The title of Duffy’s talk, which is free and open to the public, is “All Shook Up: Divining a Brighter Future for News.”
Before coming to NPR, Duffy spent much of the previous two decades reporting for or leading the reporting at U.S. News and World Report. From 2000-2007, he was the editor, directing an editorial staff of 125 reporters, writers, editors and photographs to produce a daily news and information Web site and the weekly magazine. In that role, Duffy managed a team of investigative reporters on projects that won more than a dozen major journalism awards, introduced signature new features and special coverage to the print and online news service and directed the overhaul of the magazine’s Web site.
Before that, Duffy worked as national editor at U.S. News, supervising coverage of presidential and congressional elections, major breaking news stories and investigative reporting projects.

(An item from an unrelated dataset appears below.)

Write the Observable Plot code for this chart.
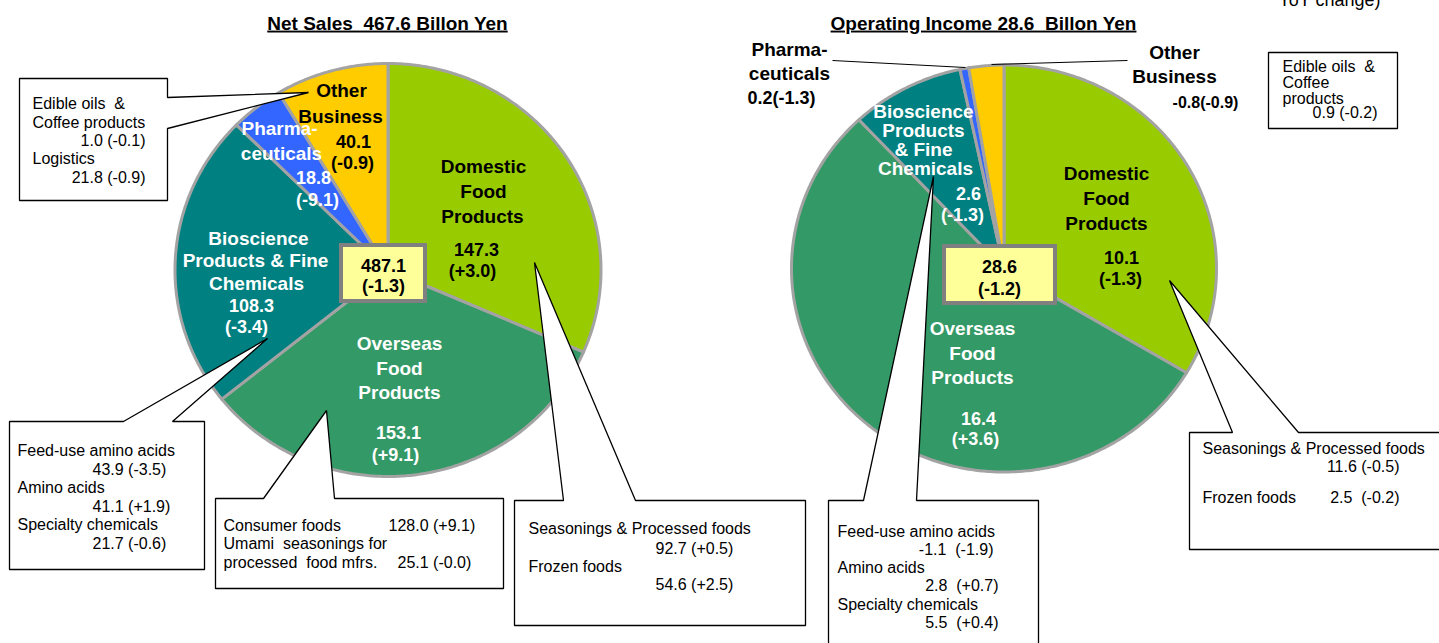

As a journalist, Duffy has significant national and international reporting experience from such places as the Middle East, Russia, Pakistan, Afghanistan, Haiti, Europe and Southern Africa. His investigation about the finances of the PLO won an Overseas Press Club (OPC) award. He has also received OPC awards for a book on the first Gulf War and reporting on organized crime in Russia following the collapse of the Soviet Union.
Duffy worked at both the Washington Post and Wall Street Journal as the investigations editor, supervising and editing major investigative projects. He’s the author of books on the FBI, the Justice Department and the Lockerbie investigation.
Duffy is a graduate of Fairfield University and Northwestern’s Medill School of Journalism.